Pictures stay out of the copy; set down each line of the listing below exactly.
:: Information shown ::
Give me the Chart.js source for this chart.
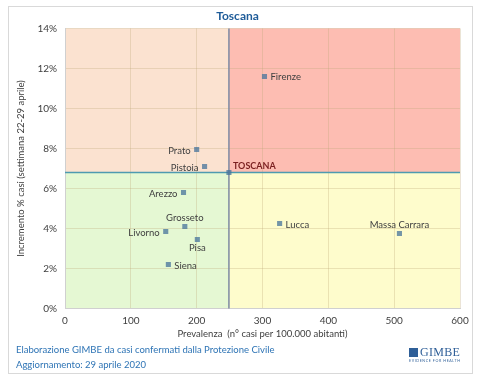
<!DOCTYPE html>
<html>
<head>
<meta charset="utf-8">
<script src="https://cdn.jsdelivr.net/npm/chart.js@4"></script>
<style>
  body { margin: 0; background: #fff; font-family: Lato, "Open Sans", sans-serif; }
  #wrap { position: relative; width: 482px; height: 380px; }
  #frame { position: absolute; left: 8px; top: 6px; width: 465px; height: 368px; border: 1px solid #d9d9d9; box-sizing: border-box; }
  #foot { position: absolute; left: 16px; top: 342px; font-size: 9.5px; line-height: 15px; color: #2e74b5; }
  #logo { position: absolute; left: 409px; top: 347px; color: #2f5f98; }
  #logo .name { font-family: "Liberation Serif", serif; font-size: 12px; line-height: 11px; letter-spacing: 0.3px; }
  #logo .name span { display: inline-block; width: 9px; height: 9px; background: #2f5f98; margin-right: 2px; vertical-align: -1px; }
  #logo .sub { font-size: 3.6px; letter-spacing: 0.6px; line-height: 5px; }
  canvas { position: absolute; left: 0; top: 0; }
</style>
</head>
<body>
<div id="wrap">
  <div id="frame"></div>
  <canvas id="chart" width="482" height="380"></canvas>
  <div id="foot">Elaborazione GIMBE da casi confermati dalla Protezione Civile<br>Aggiornamento: 29 aprile 2020</div>
  <div id="logo"><div class="name"><span></span>GIMBE</div><div class="sub">EVIDENCE FOR HEALTH</div></div>
</div>
<script>
const provinces = ['Firenze', 'Prato', 'Pistoia', 'Arezzo', 'Grosseto', 'Livorno', 'Pisa', 'Siena', 'Lucca', 'Massa Carrara'];
const prevalence = [303, 200, 212, 180, 182, 153, 201, 157, 326, 508];
const increment = [11.6, 7.95, 7.1, 5.8, 4.1, 3.85, 3.45, 2.2, 4.25, 3.75];

const regionName = 'TOSCANA';
const regionPrevalence = 249;
const regionIncrement = 6.8;

const xTicks = [0, 100, 200, 300, 400, 500, 600];
const yTicks = [0, 2, 4, 6, 8, 10, 12, 14];

// where each label sits relative to its marker
const labelSide = {
  'Firenze': 'right', 'Prato': 'left', 'Pistoia': 'left', 'Arezzo': 'left',
  'Grosseto': 'top', 'Livorno': 'left', 'Pisa': 'bottom', 'Siena': 'right',
  'Lucca': 'right', 'Massa Carrara': 'top'
};

const quadrants = {
  id: 'quadrants',
  beforeDraw(chart) {
    const { ctx, chartArea: a, scales: { x, y } } = chart;
    const qx = x.getPixelForValue(regionPrevalence);
    const qy = y.getPixelForValue(regionIncrement);
    ctx.save();
    ctx.fillStyle = '#fbe2d0'; ctx.fillRect(a.left, a.top, qx - a.left, qy - a.top);
    ctx.fillStyle = '#fdbdb2'; ctx.fillRect(qx, a.top, a.right - qx, qy - a.top);
    ctx.fillStyle = '#e5f8d3'; ctx.fillRect(a.left, qy, qx - a.left, a.bottom - qy);
    ctx.fillStyle = '#fefccc'; ctx.fillRect(qx, qy, a.right - qx, a.bottom - qy);
    ctx.restore();
  },
  beforeDatasetsDraw(chart) {
    const { ctx, chartArea: a, scales: { x, y } } = chart;
    const qx = x.getPixelForValue(regionPrevalence);
    const qy = y.getPixelForValue(regionIncrement);
    ctx.save();
    ctx.lineWidth = 1.5;
    ctx.strokeStyle = '#4e9ab0';
    ctx.beginPath(); ctx.moveTo(a.left, qy); ctx.lineTo(a.right, qy); ctx.stroke();
    ctx.strokeStyle = '#7c8aa3';
    ctx.beginPath(); ctx.moveTo(qx, a.top); ctx.lineTo(qx, a.bottom); ctx.stroke();
    ctx.restore();
  },
  afterDatasetsDraw(chart) {
    const { ctx, scales: { x, y } } = chart;
    ctx.save();
    ctx.font = '9.5px Lato, sans-serif';
    ctx.fillStyle = '#404040';
    provinces.forEach((name, i) => {
      const px = x.getPixelForValue(prevalence[i]);
      const py = y.getPixelForValue(increment[i]);
      const side = labelSide[name];
      if (side === 'right') { ctx.textAlign = 'left'; ctx.textBaseline = 'middle'; ctx.fillText(name, px + 6, py + 1); }
      else if (side === 'left') { ctx.textAlign = 'right'; ctx.textBaseline = 'middle'; ctx.fillText(name, px - 6, py + 1); }
      else if (side === 'top') { ctx.textAlign = 'center'; ctx.textBaseline = 'bottom'; ctx.fillText(name, px, py - 4); }
      else { ctx.textAlign = 'center'; ctx.textBaseline = 'top'; ctx.fillText(name, px, py + 4); }
    });
    const rx = x.getPixelForValue(regionPrevalence);
    const ry = y.getPixelForValue(regionIncrement);
    ctx.font = 'bold 9px Lato, sans-serif';
    ctx.fillStyle = '#7a1f1f';
    ctx.textAlign = 'left'; ctx.textBaseline = 'bottom';
    ctx.fillText(regionName, rx + 4, ry - 2);
    ctx.restore();
  }
};

new Chart(document.getElementById('chart'), {
  type: 'scatter',
  data: {
    datasets: [{
      label: 'Province',
      data: provinces.map((p, i) => ({ x: prevalence[i], y: increment[i] })),
      pointStyle: 'rect',
      pointRadius: 3.6,
      backgroundColor: 'rgba(70,115,155,0.75)',
      borderWidth: 0
    }, {
      label: regionName,
      data: [{ x: regionPrevalence, y: regionIncrement }],
      pointStyle: 'rect',
      pointRadius: 3.6,
      backgroundColor: 'rgba(70,115,155,0.75)',
      borderWidth: 0
    }]
  },
  plugins: [quadrants],
  options: {
    responsive: false,
    animation: false,
    layout: { padding: { left: 15, right: 22, top: 7, bottom: 40 } },
    plugins: {
      legend: { display: false },
      tooltip: { enabled: false },
      title: {
        display: true,
        text: 'Toscana',
        color: '#1f5c99',
        font: { family: 'Lato', size: 12, weight: 'bold' },
        padding: { top: 2, bottom: 5 }
      }
    },
    scales: {
      x: {
        type: 'linear',
        min: 0, max: 600,
        afterBuildTicks: axis => { axis.ticks = xTicks.map(v => ({ value: v })); },
        ticks: { color: '#404040', font: { family: 'Lato', size: 10 }, padding: 6 },
        grid: { color: 'rgba(190,165,120,0.3)', drawTicks: false },
        border: { color: '#d0d0d0' },
        title: {
          display: true,
          text: 'Prevalenza  (n° casi per 100.000 abitanti)',
          color: '#404040',
          font: { family: 'Lato', size: 9.5 },
          padding: { top: -4, bottom: 0 }
        }
      },
      y: {
        min: 0, max: 14,
        afterBuildTicks: axis => { axis.ticks = yTicks.map(v => ({ value: v })); },
        ticks: { color: '#404040', font: { family: 'Lato', size: 10 }, padding: 8, callback: v => v + '%' },
        grid: { color: 'rgba(190,165,120,0.3)', drawTicks: false },
        border: { color: '#d0d0d0' },
        title: {
          display: true,
          text: 'Incremento % casi (settimana 22-29 aprile)',
          color: '#404040',
          font: { family: 'Lato', size: 9.5 },
          padding: { top: 0, bottom: 3 }
        }
      }
    }
  }
});
</script>
</body>
</html>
:::
### Solution for this exercise:
Give me the Chart.js source for this chart.
<!DOCTYPE html>
<html>
<head>
<meta charset="utf-8">
<script src="https://cdn.jsdelivr.net/npm/chart.js@4"></script>
<style>
  body { margin: 0; background: #fff; font-family: Lato, "Open Sans", sans-serif; }
  #wrap { position: relative; width: 482px; height: 380px; }
  #frame { position: absolute; left: 8px; top: 6px; width: 465px; height: 368px; border: 1px solid #d9d9d9; box-sizing: border-box; }
  #foot { position: absolute; left: 16px; top: 342px; font-size: 9.5px; line-height: 15px; color: #2e74b5; }
  #logo { position: absolute; left: 409px; top: 347px; color: #2f5f98; }
  #logo .name { font-family: "Liberation Serif", serif; font-size: 12px; line-height: 11px; letter-spacing: 0.3px; }
  #logo .name span { display: inline-block; width: 9px; height: 9px; background: #2f5f98; margin-right: 2px; vertical-align: -1px; }
  #logo .sub { font-size: 3.6px; letter-spacing: 0.6px; line-height: 5px; }
  canvas { position: absolute; left: 0; top: 0; }
</style>
</head>
<body>
<div id="wrap">
  <div id="frame"></div>
  <canvas id="chart" width="482" height="380"></canvas>
  <div id="foot">Elaborazione GIMBE da casi confermati dalla Protezione Civile<br>Aggiornamento: 29 aprile 2020</div>
  <div id="logo"><div class="name"><span></span>GIMBE</div><div class="sub">EVIDENCE FOR HEALTH</div></div>
</div>
<script>
const provinces = ['Firenze', 'Prato', 'Pistoia', 'Arezzo', 'Grosseto', 'Livorno', 'Pisa', 'Siena', 'Lucca', 'Massa Carrara'];
const prevalence = [303, 200, 212, 180, 182, 153, 201, 157, 326, 508];
const increment = [11.6, 7.95, 7.1, 5.8, 4.1, 3.85, 3.45, 2.2, 4.25, 3.75];

const regionName = 'TOSCANA';
const regionPrevalence = 249;
const regionIncrement = 6.8;

const xTicks = [0, 100, 200, 300, 400, 500, 600];
const yTicks = [0, 2, 4, 6, 8, 10, 12, 14];

// where each label sits relative to its marker
const labelSide = {
  'Firenze': 'right', 'Prato': 'left', 'Pistoia': 'left', 'Arezzo': 'left',
  'Grosseto': 'top', 'Livorno': 'left', 'Pisa': 'bottom', 'Siena': 'right',
  'Lucca': 'right', 'Massa Carrara': 'top'
};

const quadrants = {
  id: 'quadrants',
  beforeDraw(chart) {
    const { ctx, chartArea: a, scales: { x, y } } = chart;
    const qx = x.getPixelForValue(regionPrevalence);
    const qy = y.getPixelForValue(regionIncrement);
    ctx.save();
    ctx.fillStyle = '#fbe2d0'; ctx.fillRect(a.left, a.top, qx - a.left, qy - a.top);
    ctx.fillStyle = '#fdbdb2'; ctx.fillRect(qx, a.top, a.right - qx, qy - a.top);
    ctx.fillStyle = '#e5f8d3'; ctx.fillRect(a.left, qy, qx - a.left, a.bottom - qy);
    ctx.fillStyle = '#fefccc'; ctx.fillRect(qx, qy, a.right - qx, a.bottom - qy);
    ctx.restore();
  },
  beforeDatasetsDraw(chart) {
    const { ctx, chartArea: a, scales: { x, y } } = chart;
    const qx = x.getPixelForValue(regionPrevalence);
    const qy = y.getPixelForValue(regionIncrement);
    ctx.save();
    ctx.lineWidth = 1.5;
    ctx.strokeStyle = '#4e9ab0';
    ctx.beginPath(); ctx.moveTo(a.left, qy); ctx.lineTo(a.right, qy); ctx.stroke();
    ctx.strokeStyle = '#7c8aa3';
    ctx.beginPath(); ctx.moveTo(qx, a.top); ctx.lineTo(qx, a.bottom); ctx.stroke();
    ctx.restore();
  },
  afterDatasetsDraw(chart) {
    const { ctx, scales: { x, y } } = chart;
    ctx.save();
    ctx.font = '9.5px Lato, sans-serif';
    ctx.fillStyle = '#404040';
    provinces.forEach((name, i) => {
      const px = x.getPixelForValue(prevalence[i]);
      const py = y.getPixelForValue(increment[i]);
      const side = labelSide[name];
      if (side === 'right') { ctx.textAlign = 'left'; ctx.textBaseline = 'middle'; ctx.fillText(name, px + 6, py + 1); }
      else if (side === 'left') { ctx.textAlign = 'right'; ctx.textBaseline = 'middle'; ctx.fillText(name, px - 6, py + 1); }
      else if (side === 'top') { ctx.textAlign = 'center'; ctx.textBaseline = 'bottom'; ctx.fillText(name, px, py - 4); }
      else { ctx.textAlign = 'center'; ctx.textBaseline = 'top'; ctx.fillText(name, px, py + 4); }
    });
    const rx = x.getPixelForValue(regionPrevalence);
    const ry = y.getPixelForValue(regionIncrement);
    ctx.font = 'bold 9px Lato, sans-serif';
    ctx.fillStyle = '#7a1f1f';
    ctx.textAlign = 'left'; ctx.textBaseline = 'bottom';
    ctx.fillText(regionName, rx + 4, ry - 2);
    ctx.restore();
  }
};

new Chart(document.getElementById('chart'), {
  type: 'scatter',
  data: {
    datasets: [{
      label: 'Province',
      data: provinces.map((p, i) => ({ x: prevalence[i], y: increment[i] })),
      pointStyle: 'rect',
      pointRadius: 3.6,
      backgroundColor: 'rgba(70,115,155,0.75)',
      borderWidth: 0
    }, {
      label: regionName,
      data: [{ x: regionPrevalence, y: regionIncrement }],
      pointStyle: 'rect',
      pointRadius: 3.6,
      backgroundColor: 'rgba(70,115,155,0.75)',
      borderWidth: 0
    }]
  },
  plugins: [quadrants],
  options: {
    responsive: false,
    animation: false,
    layout: { padding: { left: 15, right: 22, top: 7, bottom: 40 } },
    plugins: {
      legend: { display: false },
      tooltip: { enabled: false },
      title: {
        display: true,
        text: 'Toscana',
        color: '#1f5c99',
        font: { family: 'Lato', size: 12, weight: 'bold' },
        padding: { top: 2, bottom: 5 }
      }
    },
    scales: {
      x: {
        type: 'linear',
        min: 0, max: 600,
        afterBuildTicks: axis => { axis.ticks = xTicks.map(v => ({ value: v })); },
        ticks: { color: '#404040', font: { family: 'Lato', size: 10 }, padding: 6 },
        grid: { color: 'rgba(190,165,120,0.3)', drawTicks: false },
        border: { color: '#d0d0d0' },
        title: {
          display: true,
          text: 'Prevalenza  (n° casi per 100.000 abitanti)',
          color: '#404040',
          font: { family: 'Lato', size: 9.5 },
          padding: { top: -4, bottom: 0 }
        }
      },
      y: {
        min: 0, max: 14,
        afterBuildTicks: axis => { axis.ticks = yTicks.map(v => ({ value: v })); },
        ticks: { color: '#404040', font: { family: 'Lato', size: 10 }, padding: 8, callback: v => v + '%' },
        grid: { color: 'rgba(190,165,120,0.3)', drawTicks: false },
        border: { color: '#d0d0d0' },
        title: {
          display: true,
          text: 'Incremento % casi (settimana 22-29 aprile)',
          color: '#404040',
          font: { family: 'Lato', size: 9.5 },
          padding: { top: 0, bottom: 3 }
        }
      }
    }
  }
});
</script>
</body>
</html>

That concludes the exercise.